If publishers must occupy offices and warehouses, can they reduce this need as much as possible and adapt these premises to eliminate wasteful heating or air conditioning, equip all buildings with solar panels, wind turbines, insulation and other technologies possible, to create cleaner and more productive workplaces that don’t add to the problems of the climate emergency? Should publishers move their operations to what are – at least for the moment – more temperate climates?
Is more localisation a fruitful direction of travel for a global publishing industry that has lost contact with many users and readers? How can publishing organisations (even those large corporations that often appear to have no home in the physical world) interact more fruitfully with their local communities, working to improve the resilience of their transport, housing, energy and communications systems, all of which will come under threat as climate change accelerates?
How can publishing improve its credentials as a good citizen and good employer? Employees are people who want the world to survive, who want their children and grandchildren to be able to breathe, eat and drink clean air, food and water. Let’s see a massive move away from the car culture, eliminate personal company cars, provide bikes and buses for employees, work with local councils and communities, and turn car parks into pleasure parks.
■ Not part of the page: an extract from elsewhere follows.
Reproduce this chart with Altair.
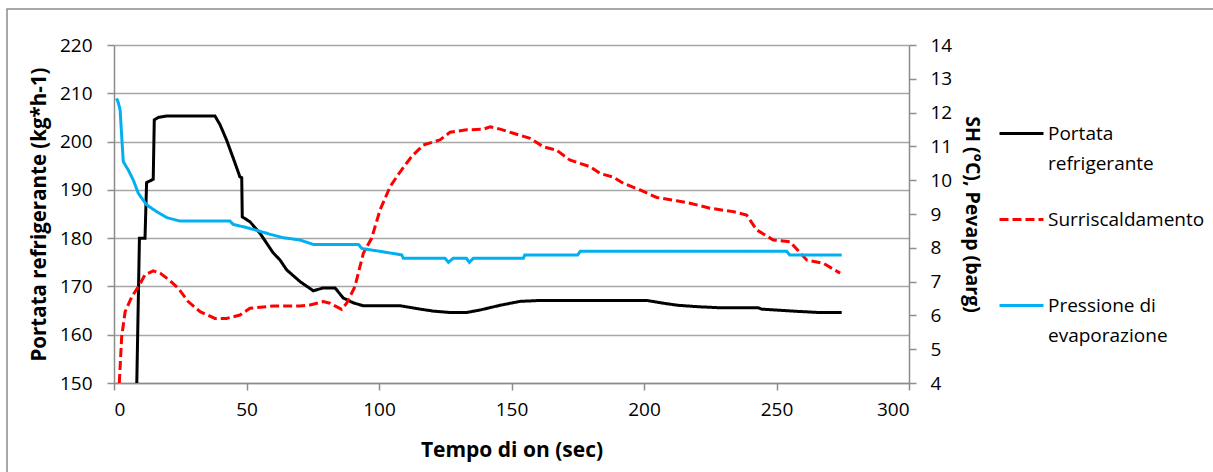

The climate emergency is not going away
Many more questions will need to be asked, but publishers have the intelligence and imagination to address them. Publishers must recognise and communicate the ways in which times are changing and encourage each other to look the changes in the face and start producing responses to the climate emergency, because the climate emergency is not going away.
We have a little over a decade to make radical changes if we hope to avoid the loss of the ecosystem on which life on earth depends. There is no way that publishing and the people who work in it can avoid the effects of climate breakdown, so no moment is too soon for the industry to wake up to the need for serious and significant changes in the ways it does business.
Extinction Rebellion (XR), an organisation that like Greta Thunberg and the school strike has done so much to bring climate breakdown into the public consciousness, operates on three central demands that may be useful here.
The first is Tell the Truth. Publishing needs to acknowledge the truth of the climate breakdown that is already coming and use its publishing skills to communicate this knowledge within its own industry and to customers, users and readers.
The second demand is Act Now to reduce greenhouse gas emissions to net zero by 2025. Publishing people and publishing organisations need to start acting without delay. Some methods are already obvious; some require a change of direction and a change of heart; others are as yet unknown and will only emerge as the result of a sustained and collaborative drive to accelerate innovation to make publishing a force in the coming struggle.
The third XR demand is for a Citizens Assembly to determine how climate and ecological justice can be part of the world’s response to the climate emergency. In publishing terms, the industry needs to refocus its constant appetite for seminars, workshops, conferences, book festivals and book fairs towards the development of democratic communications on what must be done about climate change in all parts of the book chain.
All creators and producers, readers and users of publications, institutions and individuals of all kinds, publishing in all its forms, can then make the adaptations that will be needed if publishing is to play its part in helping the world to avoid the worst effects of rapidly accelerating global heating.
For publishing and for publishing people, now is the time for change. Now is the time for telling the truth. Now is the time for action.